Demet CENGİZ BİLGİN
Oluşturulma Tarihi: Ocak 21, 2009 00:00
Harvard Üniversitesi ekonomi profesörü Dani Rodrik, "Türkiye hassas noktada. Dış açığınız yüksek ve enflasyon istenen düzeye inmiş değil. İç talebi canlandırmaya çalışırken fazla gevşeme lüksü yok" dedi.
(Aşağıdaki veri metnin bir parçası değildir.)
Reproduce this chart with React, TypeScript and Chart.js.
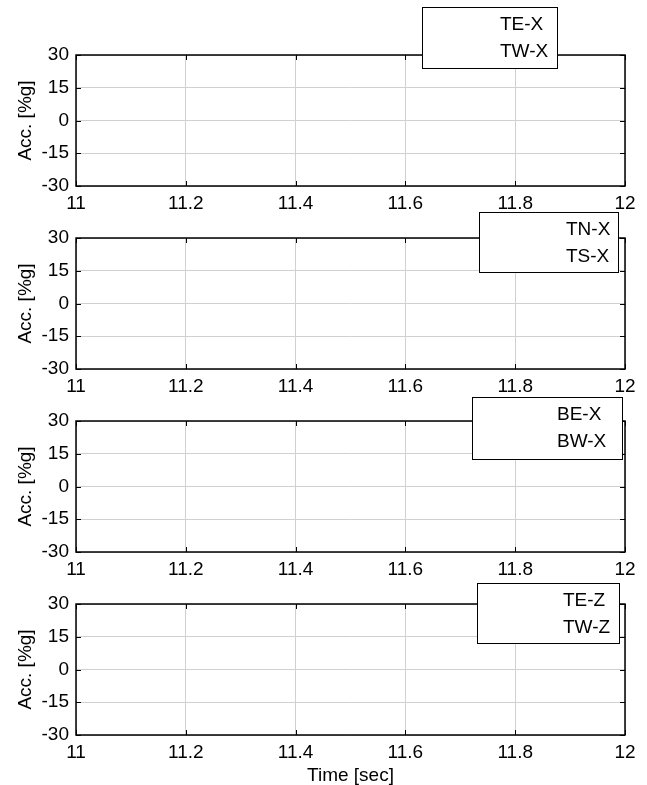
import React, { useEffect, useRef } from "react";
import { Chart, registerables } from "chart.js";

Chart.register(...registerables);

const FONT = '"Liberation Sans", Arial, Helvetica, sans-serif';
const FONT_SIZE = 19;
const PAGE_W = 647;
const PAGE_H = 785;

// Shared axes
const timeMin = 11;
const timeMax = 12;
const timeStep = 0.2;
const accMin = -30;
const accMax = 30;
const accStep = 15;
const timeLabel = "Time [sec]";
const accLabel = "Acc. [%g]";

// Channel names, one pair per panel
const panel1Channels = ["TE-X", "TW-X"];
const panel2Channels = ["TN-X", "TS-X"];
const panel3Channels = ["BE-X", "BW-X"];
const panel4Channels = ["TE-Z", "TW-Z"];

// Samples inside the 11–12 s window (no channel has a sample here)
const timeSamples: number[] = [];
const teXAcc: number[] = [];
const twXAcc: number[] = [];
const tnXAcc: number[] = [];
const tsXAcc: number[] = [];
const beXAcc: number[] = [];
const bwXAcc: number[] = [];
const teZAcc: number[] = [];
const twZAcc: number[] = [];

const seriesColors = ["#0000ff", "#ff0000"];

type LegendBox = { right: number; top: number; width: number; height: number; textLeft: number };
type PanelCfg = {
  channels: string[];
  series: number[][];
  top: number;
  height: number;
  xAxisHeight: number;
  showTimeTitle: boolean;
  legend: LegendBox;
};

const panels: PanelCfg[] = [
  {
    channels: panel1Channels,
    series: [teXAcc, twXAcc],
    top: 55,
    height: 131,
    xAxisHeight: 40,
    showTimeTitle: false,
    legend: { right: 68, top: -48, width: 135, height: 61, textLeft: 78 },
  },
  {
    channels: panel2Channels,
    series: [tnXAcc, tsXAcc],
    top: 238,
    height: 131,
    xAxisHeight: 40,
    showTimeTitle: false,
    legend: { right: 7, top: -26, width: 139, height: 60, textLeft: 87 },
  },
  {
    channels: panel3Channels,
    series: [beXAcc, bwXAcc],
    top: 421,
    height: 131,
    xAxisHeight: 40,
    showTimeTitle: false,
    legend: { right: 3, top: -24, width: 150, height: 62, textLeft: 85 },
  },
  {
    channels: panel4Channels,
    series: [teZAcc, twZAcc],
    top: 604,
    height: 131,
    xAxisHeight: 50,
    showTimeTitle: true,
    legend: { right: 6, top: -21, width: 142, height: 60, textLeft: 86 },
  },
];

function makeFramePlugin(cfg: PanelCfg) {
  return {
    id: "panelFrame",
    afterDraw(chart: any) {
      const { ctx, chartArea } = chart;
      const { left, top, right, bottom } = chartArea;
      const xs = chart.scales.x;
      const ys = chart.scales.y;
      ctx.save();

      // inward tick marks on all four sides
      ctx.strokeStyle = "#000";
      ctx.lineWidth = 1;
      const tickLen = 5;
      ctx.beginPath();
      xs.ticks.forEach((t: any) => {
        const px = Math.round(xs.getPixelForValue(t.value)) + 0.5;
        ctx.moveTo(px, bottom);
        ctx.lineTo(px, bottom - tickLen);
        ctx.moveTo(px, top);
        ctx.lineTo(px, top + tickLen);
      });
      ys.ticks.forEach((t: any) => {
        const py = Math.round(ys.getPixelForValue(t.value)) + 0.5;
        ctx.moveTo(left, py);
        ctx.lineTo(left + tickLen, py);
        ctx.moveTo(right, py);
        ctx.lineTo(right - tickLen, py);
      });
      ctx.stroke();

      // axes box
      ctx.lineWidth = 1.5;
      ctx.strokeRect(left, top, right - left, bottom - top);

      // legend
      const lg = cfg.legend;
      const bx = Math.round(right - lg.right - lg.width);
      const by = Math.round(top + lg.top);
      ctx.fillStyle = "#fff";
      ctx.fillRect(bx, by, lg.width, lg.height);
      ctx.lineWidth = 1;
      ctx.strokeStyle = "#000";
      ctx.strokeRect(bx + 0.5, by + 0.5, lg.width, lg.height);
      ctx.fillStyle = "#000";
      ctx.font = `${FONT_SIZE}px ${FONT}`;
      ctx.textAlign = "left";
      ctx.textBaseline = "middle";
      const rowY = [18, 44.7];
      chart.data.datasets.forEach((ds: any, i: number) => {
        ctx.fillText(ds.label, bx + lg.textLeft, by + rowY[i]);
      });
      ctx.restore();
    },
  };
}

function Panel({ cfg }: { cfg: PanelCfg }) {
  const ref = useRef<HTMLCanvasElement>(null);

  useEffect(() => {
    const canvas = ref.current;
    if (!canvas) return;
    const bottomPad = PAGE_H - (cfg.top + cfg.height) - cfg.xAxisHeight;
    const chart = new Chart(canvas, {
      type: "line",
      data: {
        datasets: cfg.channels.map((name, i) => ({
          label: name,
          data: timeSamples.map((t, k) => ({ x: t, y: cfg.series[i][k] })),
          borderColor: seriesColors[i],
          borderWidth: 1,
          pointRadius: 0,
          fill: false,
        })),
      },
      options: {
        animation: false,
        responsive: false,
        devicePixelRatio: 1,
        layout: {
          padding: { left: 0, right: PAGE_W - 625, top: cfg.top, bottom: bottomPad },
        },
        plugins: {
          legend: { display: false },
          tooltip: { enabled: false },
        },
        scales: {
          x: {
            type: "linear",
            min: timeMin,
            max: timeMax,
            grid: { color: "#d0d0d0", lineWidth: 1, drawTicks: false },
            border: { display: false },
            ticks: {
              stepSize: timeStep,
              autoSkip: false,
              maxRotation: 0,
              padding: 6,
              color: "#000",
              font: { family: FONT, size: FONT_SIZE },
              callback: (v: any) => String(Number(Number(v).toFixed(1))),
            },
            title: {
              display: cfg.showTimeTitle,
              text: timeLabel,
              color: "#000",
              font: { family: FONT, size: FONT_SIZE, lineHeight: 1 },
              padding: { top: 0, bottom: 0 },
            },
            afterFit: (s: any) => {
              s.height = cfg.xAxisHeight;
            },
          },
          y: {
            type: "linear",
            min: accMin,
            max: accMax,
            grid: { color: "#d0d0d0", lineWidth: 1, drawTicks: false },
            border: { display: false },
            ticks: {
              stepSize: accStep,
              padding: 7,
              color: "#000",
              font: { family: FONT, size: FONT_SIZE },
            },
            title: {
              display: true,
              text: accLabel,
              color: "#000",
              font: { family: FONT, size: FONT_SIZE, lineHeight: 1 },
              padding: { top: 16, bottom: 0 },
            },
            afterFit: (s: any) => {
              s.width = 76;
            },
          },
        },
      },
      plugins: [makeFramePlugin(cfg)],
    } as any);
    return () => chart.destroy();
  }, [cfg]);

  return (
    <canvas
      ref={ref}
      width={PAGE_W}
      height={PAGE_H}
      style={{ position: "absolute", left: 0, top: 0, width: PAGE_W, height: PAGE_H }}
    />
  );
}

export default function App() {
  return (
    <div
      style={{
        position: "absolute",
        left: 0,
        top: 0,
        width: PAGE_W,
        height: PAGE_H,
        background: "#fff",
      }}
    >
      {panels.map((p, i) => (
        <Panel key={i} cfg={p} />
      ))}
    </div>
  );
}
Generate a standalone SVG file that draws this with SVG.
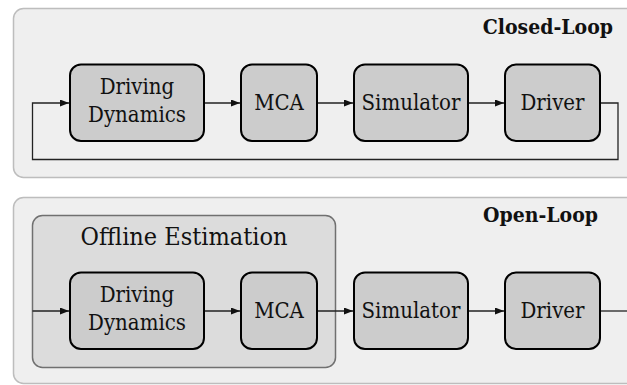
<svg xmlns="http://www.w3.org/2000/svg" width="627" height="385" viewBox="0 0 627 385">
<style>
.panel{fill:#efefef;stroke:#bdbdbd;stroke-width:1.5}
.group{fill:#dcdcdc;stroke:#707070;stroke-width:1.5}
.node{fill:#cccccc;stroke:#000;stroke-width:2}
text{font-family:"DejaVu Serif Condensed","DejaVu Serif",serif;font-stretch:condensed;fill:#111}
.lbl{font-size:22px;text-anchor:middle}
.title{font-size:21px;font-weight:bold;text-anchor:end}
.gtitle{font-size:25px;text-anchor:middle}
.conn{fill:none;stroke:#222;stroke-width:1.3}
</style>
<defs>
<marker id="ah" markerWidth="9" markerHeight="7" refX="9" refY="3.5" orient="auto" markerUnits="userSpaceOnUse">
<path d="M0,0 L9,3.5 L0,7 Z" fill="#111"/>
</marker>
</defs>
<g id="closed-loop-panel">
<rect class="panel" x="13.5" y="8.5" width="640" height="169" rx="10"/>
<text class="title" x="613" y="34">Closed-Loop</text>
</g>
<g id="open-loop-panel">
<rect class="panel" x="13.5" y="197.5" width="640" height="186" rx="10"/>
<text class="title" x="598" y="222">Open-Loop</text>
</g>
<g id="offline-estimation">
<rect class="group" x="32.5" y="215.5" width="303" height="152" rx="10"/>
<text class="gtitle" x="184" y="245">Offline Estimation</text>
</g>
<g id="connectors">
<path class="conn" d="M204,103 H240" marker-end="url(#ah)"/>
<path class="conn" d="M317,103 H353" marker-end="url(#ah)"/>
<path class="conn" d="M468,103 H504" marker-end="url(#ah)"/>
<path class="conn" d="M600,103 H618 V159.5 H32.5 V103 H69" marker-end="url(#ah)"/>
<path class="conn" d="M32.5,311 H69" marker-end="url(#ah)"/>
<path class="conn" d="M204,311 H240" marker-end="url(#ah)"/>
<path class="conn" d="M317,311 H353" marker-end="url(#ah)"/>
<path class="conn" d="M468,311 H504" marker-end="url(#ah)"/>
<path class="conn" d="M600,311 H627"/>
</g>
<g id="cl-driving-dynamics">
<rect class="node" x="70" y="64.5" width="134" height="76.5" rx="11"/>
<text class="lbl" x="137" y="93.5">Driving</text>
<text class="lbl" x="137" y="121.5">Dynamics</text>
</g>
<g id="cl-mca">
<rect class="node" x="241" y="64.5" width="76" height="76.5" rx="11"/>
<text class="lbl" x="279" y="110">MCA</text>
</g>
<g id="cl-simulator">
<rect class="node" x="354" y="64.5" width="114" height="76.5" rx="11"/>
<text class="lbl" x="411" y="110">Simulator</text>
</g>
<g id="cl-driver">
<rect class="node" x="505" y="64.5" width="95" height="76.5" rx="11"/>
<text class="lbl" x="552.5" y="110">Driver</text>
</g>
<g id="ol-driving-dynamics">
<rect class="node" x="70" y="272.5" width="134" height="76.5" rx="11"/>
<text class="lbl" x="137" y="301.5">Driving</text>
<text class="lbl" x="137" y="329.5">Dynamics</text>
</g>
<g id="ol-mca">
<rect class="node" x="241" y="272.5" width="76" height="76.5" rx="11"/>
<text class="lbl" x="279" y="318">MCA</text>
</g>
<g id="ol-simulator">
<rect class="node" x="354" y="272.5" width="114" height="76.5" rx="11"/>
<text class="lbl" x="411" y="318">Simulator</text>
</g>
<g id="ol-driver">
<rect class="node" x="505" y="272.5" width="95" height="76.5" rx="11"/>
<text class="lbl" x="552.5" y="318">Driver</text>
</g>
</svg>
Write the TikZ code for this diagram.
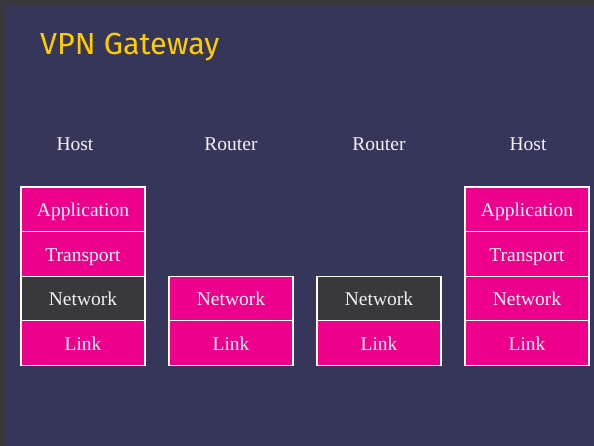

HARVARD Üniversitesi’nde ekonomi profesörü olarak görev yapan, birara Türkiye Cumhuriyet
Merkez Bankası’nın danışmanlığında da bulunan Dani Rodrik, Türkiye’nin hassas bir noktada olduğunu belirterek, "Dış ve iç borç yükü fazla, dış açığı yüksek ve enflasyon tam olarak düşük bir düzeyde tutturulabilmiş değil. Bu yüzden diğer ülkelerde olduğu gibi iç talebi artırmak amacıyla maliye ve para politikalarında ciddi bir gevşeme yapma lüksü pek yok" dedi. İstanbullu olan Rodrik sorularımızı şöyle yanıtladı:
Krizin Türkiye’ye yansımalarını nasıl değerlendiriyorsunuz? - Türkiye’nin 2001’de geçirdiği derin finansal kriz ertesinde bankalar bilançolarını güçlendirdi ve bu krize nispeten iyi bir durumda girdi. Ancak kısa vadeli dış borçlanma bankalardan şirketlere kaydı ve ekonomide kırılganlığı şimdi bu şirketler taşıyor.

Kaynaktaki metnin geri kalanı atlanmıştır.